Awesome
UTF8 Validator (C edition)
This is a more basic but much faster version of UTF8 Validator. The C edition, uses the fastvalidate-utf-8 library from Daniel Lemire. The C edition only returns a pass or fail result. It does not provide information about the position at which validation fails or allow to continue validating further after the first error.
A UTF-8 Validation Tool which may be used as a command line tool, if you are looking for a C library to use with your own program see fastvalidate-utf-8.

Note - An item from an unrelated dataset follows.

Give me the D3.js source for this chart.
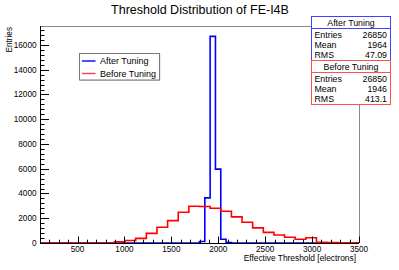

Released under the Apache 2.0 Licence.
Use from the Command Line
You can build from the source code. You can then run utf8validate
(Linux/Mac/Unix).
For example:
$ ./utf8validate
Command Line Exit Codes
- 0 Success
- 1 Invalid Arguments provided to the application
- 2 File was not UTF-8 Valid
- 4 IO Error, e.g. could not read file
Building from Source Code
Prerequisite
- c99 compaitble compiler, e.g. modern GCC or Clang
- Make
Steps
- Git clone the repository from https://github.com/adamretter/utf8-validator-c.git
- Build using Make, by running
make
in the cloned directory, you will then find a binary of the compiled application namedutf8validate
.
Reference
- John Keiser, Daniel Lemire, Validating UTF-8 In Less Than One Instruction Per Byte, Software: Practice & Experience (to appear)